Une réunion au sujet de l’insécurité était organisée dans l’après-midi de mardi avec le préfet de Mayotte, le conseil départemental, le procureur et la mairie de Mamoudzou. Toutefois, elle s’est tenue sans représentants des habitants. Ces derniers ont ainsi protesté contre le recours aux gaz lacrymogènes des policiers le matin même, quand ils ont voulu bloquer la rocade de M’tsapéré.
Comme prévu la veille, le mouvement de colère des habitants de M’tsapéré contre l’insécurité s’est encore intensifié, ce mardi. Outre les barrages installés le week-end et lundi, de nouveaux devaient voir le jour, notamment sur la rocade qui relie Mamoudzou au sud de l’île dès 3h du matin. Dix-sept tentatives de blocage ont été recensées par la police de Mamoudzou. Au pont des pêcheurs premièrement, puis à Baobab et au rond-point de Doujani, les manifestants profitant du plateau sportif pour passer de l’un à l’autre. Ces essais sont restés infructueux : la police les chassant à chaque fois, parfois à l’aide de gaz lacrymogènes !
Il était clair pour elle qu’il fallait absolument empêcher cet axe majeur d’être complètement bouché. “Il y a un équilibre à tenir entre maintien de l’ordre et droit de manifester”, a confirmé une source policière. Le maire de Mamoudzou, Ambdilwahedou Soumaïla, s’est montré d’ailleurs plus ferme sur l’utilisation de la rocade, un enjeu pour l’économie de l’île, comme moyen de pression des habitants : “Il ne faut pas rajouter du bordel au bordel”. Selon lui, “les délinquants profitent des bouchons pour racketter les gens dans leur voiture”.
Une réunion sans les principaux concernés
C’est le paradoxe de cette crise. À la demande des habitants, le premier magistrat de la ville chef-lieu, le préfet de Mayotte, Thierry Suquet (*), le procureur, Yann Le Bris, et le cabinet du directeur départemental se sont bien réunis dans l’après-midi, mais sans les principaux concernés. Seul un représentant, Dayane, est allé porter le message du refus des riverains de se mettre autour de la table. Il en est ressorti furieux. “J’ai l’impression que le préfet ne comprend pas ce qui se passe. Il nous dit que les moyens sont là”, s’est-il emporté, devant les marches de l’Hôtel de ville. “On en a marre de prendre des coups.”
Présent lui aussi, le procureur Yann Le Bris était invité pour parler des réponses pénales apportées à la délinquance. “Je comprends le sentiment d’impunité des habitants. À peine on arrête des auteurs d’acte de délinquance qu’ils apprennent que de nouveaux actes ont eu lieu”, a-t-il fait observer. Défendant le travail du tribunal, il a rappelé que pour tous les meurtres commis depuis le début de l’année, des suspects ont été arrêtés et placés en détention. “Il y a zéro impunité”, a-t-il soutenu. De son côté, le maire de Mamoudzou a indiqué sa volonté “de continuer à discuter”, regrettant que les habitants aient choisi de ne pas venir. Justement, sur les barrages, ces derniers comptent bien participer à un nouveau mouvement de blocage ce mercredi, cette fois à l’échelle de Mamoudzou.

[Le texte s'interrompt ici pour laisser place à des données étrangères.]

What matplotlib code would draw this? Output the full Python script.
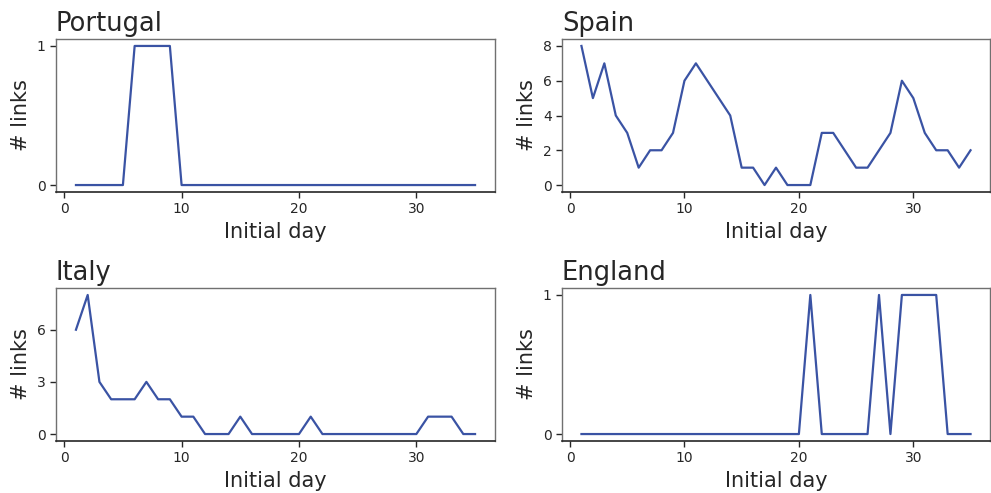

(*) La préfecture de Mayotte n’a pas donné suite à nos questions.
Les maires eux aussi mobilisés contre l’insécurité
En assemblée générale extraordinaire, ce mardi, les maires ont tenu à réagir sur la situation actuelle à Mayotte. Ils disent constater « une généralisation d’un climat anxiogène sur l’ensemble de l’île », « une multiplication des violences avec armes, avec l’intention de tuer », « une peur de sortir après 18h », « une multiplication des meurtres avec violence dans un laps de temps très rapproché », « une population exaspérée, qui veut se faire justice elle-même », « une recrudescence des actes de torture et de barbarie », « des jeunes très violents, qui n’ont plus peur de rien et de personne » et « un système judiciaire dépassé par le nombre de faits et d’auteurs de violences très graves, malgré les interpellations, faute peut-être d’effectifs et de places suffisantes en prison ». À la fin de leur communiqué, les maires « en appellent directement au premier ministre ». « Une demande de rencontre est sollicitée dans l’urgence parce que cette situation de peur permanente ne peut plus durer », affirment-ils.